Is science political? Scholars who study the practice of science and the social impacts of science and technology have long recognized that science does have political dimensions. Research in biology impacts how we define and value people. Basic research in physics and chemistry has led both to helpful new products and serious threats to human health and wellbeing. The findings of climate science may contribute to the reshaping of economies and day to day life for billions globally. On the technical side, Melvin Kranzberg’s enigmatic statement highlights a key problem for our times: “Technology is neither good nor bad; nor is it neutral.” But what effects do technologies have? And what is our responsibility as scholars and researchers to analyze them, and to extend our voices outside the office, lab, or classroom, directly into political debates? How do we square science’s political dimensions with the necessity that it not be partisan?

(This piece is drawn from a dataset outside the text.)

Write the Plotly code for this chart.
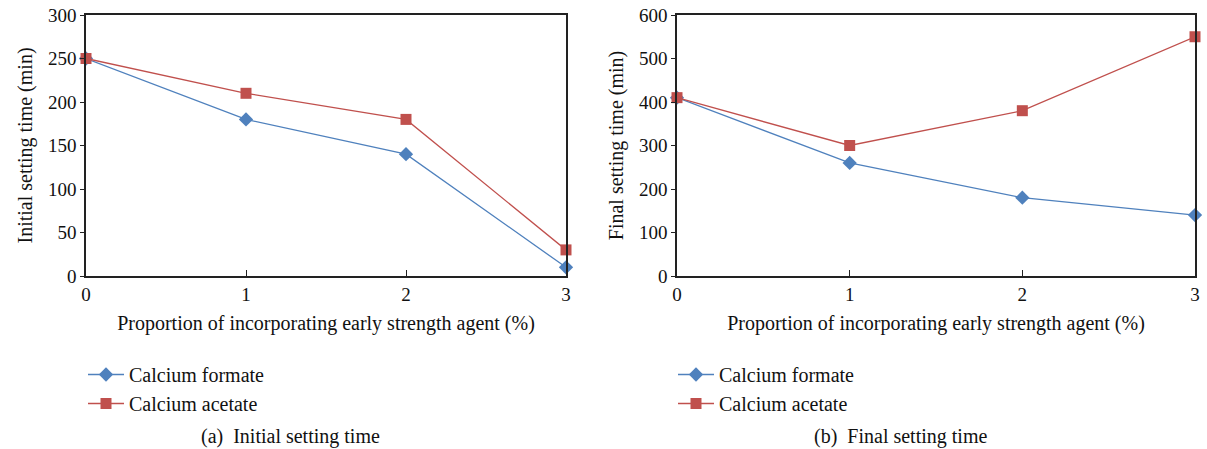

In this Science and Society Carnival we make these big questions approachable through a variety of games, interactive activities, an art installation, and conversational breakout sessions and micro-talks. Among topics covered will be gender in science; food production, climate, and environmental justice; privacy and security issues in information technology; interpreting news and “data”; and the funding structure of research. Visitors will leave with new tools and resources for thinking about science and society and evaluating debates about science occurring around us today.
Right now it looks like we will have a booth in the Stata lobby and/or a classroom. This information is approximate and will be updated as it changes.